Stability of the 3-dimensional catenoid for the hyperbolic vanishing mean curvature equation

TL;DR

This paper proves the asymptotic stability of the 3-dimensional catenoid as a solution to the hyperbolic vanishing mean curvature equation in Minkowski space, addressing unique challenges due to slower decay rates and introducing new analytical techniques.

Contribution

The authors establish the stability of the 3D catenoid with novel methods for handling slow decay and modulation, extending stability analysis to this more complex setting.

Findings

Proved Morawetz estimates for the linearized operator with slow decay.

Developed a new approach for Price's law bounds on a moving catenoid.

Constructed a refined profile capturing wave-catenoid interactions.

Abstract

We prove that the $3$-dimensional catenoid is asymptotically stable as a solution to the hyperbolic vanishing mean curvature equation in Minkowski space, modulo suitable translation and boost (i.e., modulation) and with respect to a codimension one set of initial data perturbations.
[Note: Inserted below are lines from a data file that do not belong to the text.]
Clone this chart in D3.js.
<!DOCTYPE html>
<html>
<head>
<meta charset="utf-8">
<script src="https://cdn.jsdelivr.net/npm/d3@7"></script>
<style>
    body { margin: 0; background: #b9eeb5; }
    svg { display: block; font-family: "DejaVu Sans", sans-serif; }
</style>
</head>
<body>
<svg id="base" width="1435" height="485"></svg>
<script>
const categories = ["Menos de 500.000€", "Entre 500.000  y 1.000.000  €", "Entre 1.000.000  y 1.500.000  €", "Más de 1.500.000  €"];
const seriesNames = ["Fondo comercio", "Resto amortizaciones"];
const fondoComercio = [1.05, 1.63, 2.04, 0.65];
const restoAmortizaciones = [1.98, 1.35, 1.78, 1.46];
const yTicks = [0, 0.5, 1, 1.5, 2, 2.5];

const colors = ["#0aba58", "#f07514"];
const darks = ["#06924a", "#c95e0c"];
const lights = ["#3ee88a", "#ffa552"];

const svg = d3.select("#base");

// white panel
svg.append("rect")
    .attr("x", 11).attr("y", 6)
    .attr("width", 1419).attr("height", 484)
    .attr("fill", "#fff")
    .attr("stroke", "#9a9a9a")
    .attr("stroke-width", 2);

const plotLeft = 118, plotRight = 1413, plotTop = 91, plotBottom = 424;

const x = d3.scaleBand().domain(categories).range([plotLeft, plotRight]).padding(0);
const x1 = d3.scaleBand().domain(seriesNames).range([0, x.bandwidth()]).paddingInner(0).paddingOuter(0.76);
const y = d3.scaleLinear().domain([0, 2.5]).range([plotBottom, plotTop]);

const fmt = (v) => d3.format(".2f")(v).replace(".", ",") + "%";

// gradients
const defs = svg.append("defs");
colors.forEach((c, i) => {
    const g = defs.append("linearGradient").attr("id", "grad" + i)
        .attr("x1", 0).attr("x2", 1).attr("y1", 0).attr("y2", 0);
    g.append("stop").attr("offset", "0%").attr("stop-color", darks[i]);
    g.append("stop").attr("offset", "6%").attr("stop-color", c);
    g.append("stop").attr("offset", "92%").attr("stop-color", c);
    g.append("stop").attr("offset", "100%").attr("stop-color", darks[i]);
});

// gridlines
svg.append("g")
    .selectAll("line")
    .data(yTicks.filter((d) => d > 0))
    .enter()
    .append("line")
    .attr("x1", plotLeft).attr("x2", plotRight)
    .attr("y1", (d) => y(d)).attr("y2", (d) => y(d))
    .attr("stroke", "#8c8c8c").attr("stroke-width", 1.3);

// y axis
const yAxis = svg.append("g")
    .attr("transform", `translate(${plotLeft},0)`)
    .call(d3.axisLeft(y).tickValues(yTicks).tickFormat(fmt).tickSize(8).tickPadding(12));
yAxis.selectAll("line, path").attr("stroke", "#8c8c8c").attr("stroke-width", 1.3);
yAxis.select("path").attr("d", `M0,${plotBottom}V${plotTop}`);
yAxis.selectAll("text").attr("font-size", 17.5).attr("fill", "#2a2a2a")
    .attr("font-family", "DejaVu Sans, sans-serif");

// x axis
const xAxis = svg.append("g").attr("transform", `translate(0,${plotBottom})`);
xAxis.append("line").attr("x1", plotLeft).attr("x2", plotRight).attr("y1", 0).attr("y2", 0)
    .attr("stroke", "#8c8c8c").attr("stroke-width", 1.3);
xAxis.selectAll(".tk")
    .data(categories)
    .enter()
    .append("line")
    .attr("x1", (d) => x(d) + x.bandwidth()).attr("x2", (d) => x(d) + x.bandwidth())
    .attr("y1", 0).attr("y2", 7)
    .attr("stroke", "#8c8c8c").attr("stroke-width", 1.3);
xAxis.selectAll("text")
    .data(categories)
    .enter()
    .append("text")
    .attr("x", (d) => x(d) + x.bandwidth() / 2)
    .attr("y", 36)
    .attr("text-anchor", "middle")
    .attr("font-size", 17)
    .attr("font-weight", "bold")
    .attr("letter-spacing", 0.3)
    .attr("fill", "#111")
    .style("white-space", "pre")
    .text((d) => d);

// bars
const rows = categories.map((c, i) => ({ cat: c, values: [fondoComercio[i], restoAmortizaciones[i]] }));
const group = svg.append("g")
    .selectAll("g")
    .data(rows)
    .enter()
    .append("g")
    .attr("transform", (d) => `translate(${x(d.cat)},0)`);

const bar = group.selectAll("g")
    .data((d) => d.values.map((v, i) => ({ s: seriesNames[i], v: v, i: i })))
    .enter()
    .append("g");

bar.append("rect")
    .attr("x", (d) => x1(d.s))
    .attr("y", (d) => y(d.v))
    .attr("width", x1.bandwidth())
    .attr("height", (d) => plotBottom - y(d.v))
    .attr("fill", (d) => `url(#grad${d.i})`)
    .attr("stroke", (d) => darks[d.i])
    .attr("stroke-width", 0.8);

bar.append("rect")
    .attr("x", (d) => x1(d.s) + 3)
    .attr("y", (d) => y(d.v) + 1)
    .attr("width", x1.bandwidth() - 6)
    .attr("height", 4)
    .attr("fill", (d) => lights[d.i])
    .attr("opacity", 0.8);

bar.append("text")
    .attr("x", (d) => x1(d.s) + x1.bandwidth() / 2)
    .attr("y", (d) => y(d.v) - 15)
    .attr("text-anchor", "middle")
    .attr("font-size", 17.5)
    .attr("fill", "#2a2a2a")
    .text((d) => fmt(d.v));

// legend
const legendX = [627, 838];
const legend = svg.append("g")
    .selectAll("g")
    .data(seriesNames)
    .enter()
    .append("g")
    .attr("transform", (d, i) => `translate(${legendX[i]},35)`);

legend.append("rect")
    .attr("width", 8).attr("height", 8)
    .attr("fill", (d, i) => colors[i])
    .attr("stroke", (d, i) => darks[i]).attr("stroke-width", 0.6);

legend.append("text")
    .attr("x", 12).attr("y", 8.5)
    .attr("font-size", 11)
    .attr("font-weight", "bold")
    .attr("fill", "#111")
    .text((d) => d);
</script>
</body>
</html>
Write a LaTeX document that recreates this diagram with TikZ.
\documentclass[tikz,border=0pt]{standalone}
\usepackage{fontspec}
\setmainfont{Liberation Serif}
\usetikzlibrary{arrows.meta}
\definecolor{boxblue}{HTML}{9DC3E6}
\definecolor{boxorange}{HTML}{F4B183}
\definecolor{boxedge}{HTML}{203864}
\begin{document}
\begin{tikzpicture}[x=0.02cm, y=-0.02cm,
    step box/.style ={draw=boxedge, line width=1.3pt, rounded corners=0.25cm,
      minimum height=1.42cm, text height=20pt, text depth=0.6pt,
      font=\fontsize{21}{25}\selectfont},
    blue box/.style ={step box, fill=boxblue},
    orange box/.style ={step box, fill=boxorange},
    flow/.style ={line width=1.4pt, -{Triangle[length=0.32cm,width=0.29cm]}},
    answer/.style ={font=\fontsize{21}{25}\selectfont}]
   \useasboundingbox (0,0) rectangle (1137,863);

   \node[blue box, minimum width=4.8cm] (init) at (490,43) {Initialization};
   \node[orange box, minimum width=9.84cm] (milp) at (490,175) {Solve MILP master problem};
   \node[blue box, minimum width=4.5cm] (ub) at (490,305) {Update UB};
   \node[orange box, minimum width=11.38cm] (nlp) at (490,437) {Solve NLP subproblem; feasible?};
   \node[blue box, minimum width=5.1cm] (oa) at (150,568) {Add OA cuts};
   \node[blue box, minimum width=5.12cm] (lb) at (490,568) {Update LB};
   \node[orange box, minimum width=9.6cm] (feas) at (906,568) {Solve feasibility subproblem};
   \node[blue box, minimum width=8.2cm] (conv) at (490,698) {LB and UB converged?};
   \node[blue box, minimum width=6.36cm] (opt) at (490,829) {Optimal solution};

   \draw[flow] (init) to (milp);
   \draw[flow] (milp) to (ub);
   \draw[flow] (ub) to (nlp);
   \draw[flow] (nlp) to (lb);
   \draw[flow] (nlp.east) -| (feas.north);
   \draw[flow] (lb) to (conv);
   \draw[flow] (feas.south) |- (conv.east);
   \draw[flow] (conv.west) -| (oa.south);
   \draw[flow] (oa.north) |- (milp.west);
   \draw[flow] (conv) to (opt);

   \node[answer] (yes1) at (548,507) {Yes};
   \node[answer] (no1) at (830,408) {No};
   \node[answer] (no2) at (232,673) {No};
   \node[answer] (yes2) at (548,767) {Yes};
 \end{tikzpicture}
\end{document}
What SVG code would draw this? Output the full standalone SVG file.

The modulation and the codimension one restriction on the initial data are necessary (and optimal) in view of the kernel and the unique simple eigenvalue, respectively, of the stability operator of the catenoid. The $3$-dimensional problem is more challenging than the higher (specifically, $5$ and higher) dimensional case addressed in the previous work of the authors with J.~L\"uhrmann, due to slower temporal decay of waves and slower spatial decay of the catenoid. To overcome these issues, we introduce several innovations, such as a proof of Morawetz- (or local-energy-decay-) estimates for the linearized operator with slowly decaying kernel elements based on the Darboux transform, a new method to obtain Price's-law-type bounds for waves on a moving catenoid, as well as a refined profile construction designed to capture a crucial cancellation in the wave-catenoid interaction. In conjunction with our previous work on the higher dimensional case, this paper outlines a systematic approach for studying other soliton stability problems for $(3+1)$-dimensional quasilinear wave equations.